DO THIS: Your task is to retype, word for word, the lines from the start of the data through the line holding "2001-2012, MetaQuotes Software". Do not include the pictures.

COLLECTED DATA:

------

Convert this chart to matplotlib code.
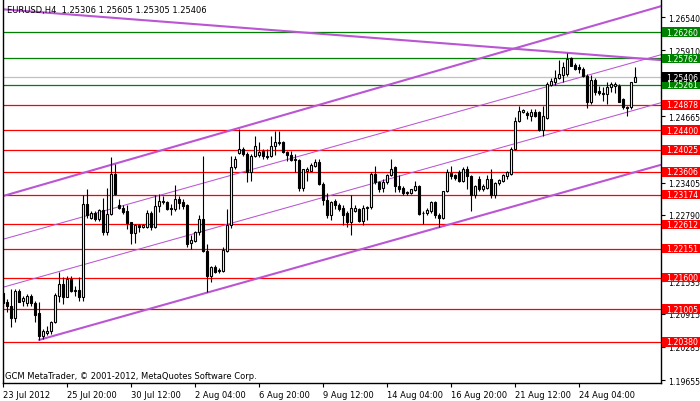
import numpy as np
import matplotlib
matplotlib.use("Agg")
import matplotlib.pyplot as plt
import matplotlib.transforms as mtransforms
from matplotlib.patches import Rectangle

title_text = "EURUSD,H4  1.25306 1.25605 1.25305 1.25406"
footer_text = "GCM MetaTrader, \u00a9 2001-2012, MetaQuotes Software Corp."

# H4 candles (bar 0 = 23 Jul 2012)
opens = [
    1.2131, 1.2114, 1.2107, 1.2083, 1.2134, 1.2115, 1.2112, 1.2126, 1.2112, 1.2093,
    1.2050, 1.2055, 1.2058, 1.2075, 1.2126, 1.2148, 1.2124, 1.2157, 1.2135, 1.2137,
    1.2123, 1.2300, 1.2274, 1.2282, 1.2271, 1.2288, 1.2246, 1.2281, 1.2357, 1.2298,
    1.2293, 1.2287, 1.2265, 1.2244, 1.2260, 1.2257, 1.2257, 1.2282, 1.2257, 1.2295,
    1.2303, 1.2304, 1.2292, 1.2290, 1.2310, 1.2303, 1.2297, 1.2225, 1.2230, 1.2247,
    1.2271, 1.2210, 1.2163, 1.2180, 1.2175, 1.2173, 1.2211, 1.2259, 1.2369, 1.2396,
    1.2405, 1.2395, 1.2360, 1.2390, 1.2393, 1.2401, 1.2391, 1.2390, 1.2410, 1.2415,
    1.2417, 1.2399, 1.2393, 1.2384, 1.2384, 1.2330, 1.2363, 1.2363, 1.2372, 1.2379,
    1.2338, 1.2307, 1.2279, 1.2306, 1.2298, 1.2293, 1.2283, 1.2266, 1.2287, 1.2290,
    1.2268, 1.2293, 1.2294, 1.2357, 1.2341, 1.2331, 1.2341, 1.2354, 1.2369, 1.2333,
    1.2331, 1.2323, 1.2321, 1.2327, 1.2333, 1.2283, 1.2282, 1.2287, 1.2303, 1.2279,
    1.2274, 1.2324, 1.2358, 1.2355, 1.2360, 1.2344, 1.2367, 1.2352, 1.2316, 1.2348,
    1.2328, 1.2331, 1.2348, 1.2316, 1.2339, 1.2344, 1.2352, 1.2357, 1.2405, 1.2457,
    1.2475, 1.2472, 1.2467, 1.2475, 1.2475, 1.2441, 1.2463, 1.2526, 1.2531, 1.2539,
    1.2544, 1.2546, 1.2576, 1.2563, 1.2559, 1.2556, 1.2543, 1.2494, 1.2535, 1.2515,
    1.2510, 1.2508, 1.2521, 1.2524, 1.2524, 1.2499, 1.2483, 1.2483, 1.25306,
]
highs = [
    1.2133, 1.2120, 1.2138, 1.2138, 1.2138, 1.2126, 1.2129, 1.2129, 1.2116, 1.2113,
    1.2063, 1.2069, 1.2078, 1.2131, 1.2170, 1.2161, 1.2163, 1.2164, 1.2145, 1.2161,
    1.2316, 1.2328, 1.2287, 1.2287, 1.2290, 1.2312, 1.2331, 1.2388, 1.2376, 1.2309,
    1.2297, 1.2298, 1.2266, 1.2262, 1.2262, 1.2262, 1.2288, 1.2287, 1.2316, 1.2319,
    1.2314, 1.2305, 1.2300, 1.2335, 1.2314, 1.2309, 1.2300, 1.2240, 1.2249, 1.2279,
    1.2391, 1.2224, 1.2183, 1.2184, 1.2178, 1.2218, 1.2290, 1.2391, 1.2391, 1.2442,
    1.2407, 1.2398, 1.2395, 1.2428, 1.2417, 1.2404, 1.2404, 1.2429, 1.2439, 1.2439,
    1.2419, 1.2401, 1.2401, 1.2395, 1.2385, 1.2367, 1.2369, 1.2378, 1.2385, 1.2385,
    1.2342, 1.2321, 1.2306, 1.2309, 1.2302, 1.2297, 1.2287, 1.2316, 1.2297, 1.2293,
    1.2297, 1.2295, 1.2360, 1.2372, 1.2344, 1.2347, 1.2357, 1.2385, 1.2372, 1.2354,
    1.2333, 1.2325, 1.2329, 1.2344, 1.2336, 1.2287, 1.2292, 1.2306, 1.2306, 1.2283,
    1.2325, 1.2367, 1.2371, 1.2357, 1.2365, 1.2369, 1.2372, 1.2355, 1.2336, 1.2352,
    1.2338, 1.2354, 1.2366, 1.2342, 1.2348, 1.2357, 1.2363, 1.2407, 1.2464, 1.2486,
    1.2480, 1.2477, 1.2479, 1.2479, 1.2477, 1.2486, 1.2531, 1.2538, 1.2553, 1.2572,
    1.2570, 1.2586, 1.2578, 1.2567, 1.2565, 1.2559, 1.2546, 1.2544, 1.2538, 1.2524,
    1.2521, 1.2532, 1.2532, 1.2532, 1.2527, 1.2500, 1.2486, 1.2532, 1.25605,
]
lows = [
    1.2104, 1.2094, 1.2066, 1.2075, 1.2113, 1.2107, 1.2107, 1.2107, 1.2075, 1.2042,
    1.2044, 1.2051, 1.2053, 1.2074, 1.2113, 1.2110, 1.2123, 1.2132, 1.2126, 1.2116,
    1.2116, 1.2274, 1.2271, 1.2268, 1.2268, 1.2241, 1.2241, 1.2278, 1.2316, 1.2290,
    1.2281, 1.2252, 1.2223, 1.2226, 1.2247, 1.2255, 1.2255, 1.2251, 1.2254, 1.2284,
    1.2300, 1.2289, 1.2279, 1.2287, 1.2290, 1.2290, 1.2218, 1.2214, 1.2227, 1.2240,
    1.2208, 1.2133, 1.2151, 1.2169, 1.2169, 1.2171, 1.2209, 1.2255, 1.2366, 1.2395,
    1.2391, 1.2341, 1.2344, 1.2388, 1.2388, 1.2386, 1.2386, 1.2388, 1.2393, 1.2412,
    1.2396, 1.2382, 1.2382, 1.2360, 1.2325, 1.2325, 1.2344, 1.2362, 1.2369, 1.2336,
    1.2298, 1.2274, 1.2270, 1.2290, 1.2287, 1.2259, 1.2256, 1.2240, 1.2284, 1.2265,
    1.2259, 1.2270, 1.2291, 1.2338, 1.2323, 1.2323, 1.2338, 1.2352, 1.2323, 1.2322,
    1.2317, 1.2317, 1.2319, 1.2325, 1.2278, 1.2262, 1.2279, 1.2282, 1.2274, 1.2257,
    1.2271, 1.2322, 1.2347, 1.2345, 1.2341, 1.2341, 1.2329, 1.2287, 1.2312, 1.2325,
    1.2325, 1.2328, 1.2311, 1.2311, 1.2336, 1.2342, 1.2348, 1.2355, 1.2403, 1.2455,
    1.2472, 1.2461, 1.2458, 1.2464, 1.2439, 1.2429, 1.2461, 1.2524, 1.2525, 1.2536,
    1.2532, 1.2543, 1.2561, 1.2553, 1.2548, 1.2540, 1.2481, 1.2489, 1.2507, 1.2507,
    1.2496, 1.2489, 1.2513, 1.2510, 1.2493, 1.2480, 1.2466, 1.2479, 1.25305,
]
closes = [
    1.2112, 1.2106, 1.2083, 1.2134, 1.2114, 1.2121, 1.2126, 1.2112, 1.2090, 1.2050,
    1.2058, 1.2059, 1.2076, 1.2127, 1.2148, 1.2124, 1.2157, 1.2135, 1.2137, 1.2123,
    1.2300, 1.2278, 1.2282, 1.2271, 1.2288, 1.2246, 1.2281, 1.2357, 1.2319, 1.2293,
    1.2285, 1.2264, 1.2244, 1.2260, 1.2257, 1.2260, 1.2283, 1.2257, 1.2295, 1.2305,
    1.2306, 1.2290, 1.2290, 1.2310, 1.2302, 1.2295, 1.2224, 1.2231, 1.2247, 1.2271,
    1.2211, 1.2163, 1.2180, 1.2171, 1.2172, 1.2212, 1.2259, 1.2369, 1.2386, 1.2405,
    1.2395, 1.2360, 1.2390, 1.2410, 1.2398, 1.2390, 1.2389, 1.2409, 1.2417, 1.2418,
    1.2398, 1.2393, 1.2384, 1.2386, 1.2330, 1.2366, 1.2366, 1.2374, 1.2379, 1.2338,
    1.2307, 1.2279, 1.2303, 1.2297, 1.2290, 1.2279, 1.2266, 1.2292, 1.2292, 1.2268,
    1.2293, 1.2294, 1.2357, 1.2341, 1.2329, 1.2341, 1.2354, 1.2367, 1.2333, 1.2328,
    1.2320, 1.2320, 1.2328, 1.2333, 1.2281, 1.2282, 1.2288, 1.2303, 1.2278, 1.2274,
    1.2324, 1.2360, 1.2352, 1.2350, 1.2344, 1.2367, 1.2352, 1.2316, 1.2333, 1.2328,
    1.2333, 1.2348, 1.2316, 1.2340, 1.2345, 1.2354, 1.2360, 1.2405, 1.2458, 1.2477,
    1.2478, 1.2469, 1.2475, 1.2467, 1.2441, 1.2466, 1.2527, 1.2534, 1.2539, 1.2546,
    1.2559, 1.2575, 1.2562, 1.2555, 1.2555, 1.2543, 1.2494, 1.2535, 1.2512, 1.2510,
    1.2508, 1.2521, 1.2527, 1.2527, 1.2494, 1.2483, 1.2482, 1.2531, 1.25406,
]

xtick_bars = [0, 16, 32, 48, 64, 80, 96, 112, 128, 144]
xtick_labels = ["23 Jul 2012", "25 Jul 20:00", "30 Jul 12:00", "2 Aug 04:00",
                "6 Aug 20:00", "9 Aug 12:00", "14 Aug 04:00", "16 Aug 20:00",
                "21 Aug 12:00", "24 Aug 04:00"]
ytick_values = [1.26540, 1.25910, 1.25285, 1.24665, 1.24035, 1.23405,
                1.22790, 1.22160, 1.21535, 1.20915, 1.20285, 1.19655]

green_levels = [1.26260, 1.25762, 1.25261]
red_levels = [1.24878, 1.24400, 1.24025, 1.23606, 1.23174, 1.22612,
              1.22151, 1.21600, 1.21005, 1.20380]
bid_level = 1.25406

# trend lines as (bar, price) anchor pairs
desc_line = [(0, 1.2669), (164, 1.2573)]
upper_line = [(0, 1.2315), (164, 1.2674)]
mid_line_b = [(0, 1.2233), (164, 1.2582)]
mid_line_a = [(0, 1.2142), (164, 1.2491)]
lower_ray = [(9, 1.2042), (164.4, 1.2374)]

ORCHID = "#BA55D3"
RED = "#FF0000"
GREEN = "#008000"
SCALE_FS = 5.6

fig = plt.figure(figsize=(7, 4.02), dpi=100)
ax = fig.add_axes([3 / 700, 18 / 402, 658 / 700, 384 / 402])
ax.set_xlim(-0.075, 164.43)
ax.set_ylim(1.19602, 1.26886)

# horizontal levels
for lv in red_levels:
    ax.axhline(lv, color=RED, lw=0.9, zorder=1)
for lv in green_levels:
    ax.axhline(lv, color=GREEN, lw=0.9, zorder=1)
ax.axhline(bid_level, color="#C0C0C0", lw=0.9, zorder=1)

# trend lines
for pts, lw in [(desc_line, 1.5), (upper_line, 1.5), (mid_line_b, 0.75), (mid_line_a, 0.75)]:
    ax.axline(pts[0], pts[1], color=ORCHID, lw=lw, zorder=2)
ax.plot([p[0] for p in lower_ray], [p[1] for p in lower_ray], color=ORCHID, lw=1.5, zorder=2)

# candles
o = np.array(opens)
h = np.array(highs)
l = np.array(lows)
c = np.array(closes)
x = np.arange(len(o))
up = c >= o
bottom = np.minimum(o, c)
height = np.abs(c - o)

ax.vlines(x, l, h, color="black", lw=0.8, zorder=3)
ax.bar(x[up], height[up], bottom=bottom[up], width=0.5, facecolor="white",
       edgecolor="black", linewidth=0.8, zorder=4)
ax.bar(x[~up], height[~up], bottom=bottom[~up], width=0.5, facecolor="black",
       edgecolor="black", linewidth=0.8, zorder=4)

# axes styling
for side in ["left", "bottom", "right"]:
    ax.spines[side].set_color("black")
    ax.spines[side].set_linewidth(1.0)
ax.spines["top"].set_visible(False)

ax.yaxis.tick_right()
ax.set_yticks(ytick_values)
ax.set_yticklabels(["%.5f" % v for v in ytick_values])
ax.tick_params(axis="y", direction="out", length=3, width=0.8, pad=2,
               labelsize=SCALE_FS, colors="black")

ax.set_xticks(xtick_bars)
ax.set_xticklabels(xtick_labels)
ax.tick_params(axis="x", direction="out", length=3, width=0.8, pad=2,
               labelsize=6, colors="black")
for lab in ax.get_xticklabels():
    lab.set_horizontalalignment("left")

# price labels at the right
trans = mtransforms.blended_transform_factory(ax.transAxes, ax.transData)
labels = [(lv, RED) for lv in red_levels] + [(lv, GREEN) for lv in green_levels] + [(bid_level, "black")]
for lv, col in labels:
    ax.add_patch(Rectangle((1.0015, lv - 0.00089), 0.058, 0.00178, transform=trans,
                           facecolor=col, edgecolor="none", clip_on=False, zorder=9))
    ax.text(1.0075, lv, "%.5f" % lv, transform=trans, color="white", fontsize=SCALE_FS,
            ha="left", va="center", clip_on=False, zorder=10)

fig.text(7 / 700, 1 - 11 / 402, title_text, fontsize=6, ha="left", va="center", zorder=1)
fig.text(5 / 700, 1 - 377 / 402, footer_text, fontsize=6, ha="left", va="center")

fig.savefig("out.png", dpi=100, facecolor="white")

------

ANSWER IN FULL:
Convert this chart to matplotlib code.
import numpy as np
import matplotlib
matplotlib.use("Agg")
import matplotlib.pyplot as plt
import matplotlib.transforms as mtransforms
from matplotlib.patches import Rectangle

title_text = "EURUSD,H4  1.25306 1.25605 1.25305 1.25406"
footer_text = "GCM MetaTrader, \u00a9 2001-2012, MetaQuotes Software Corp."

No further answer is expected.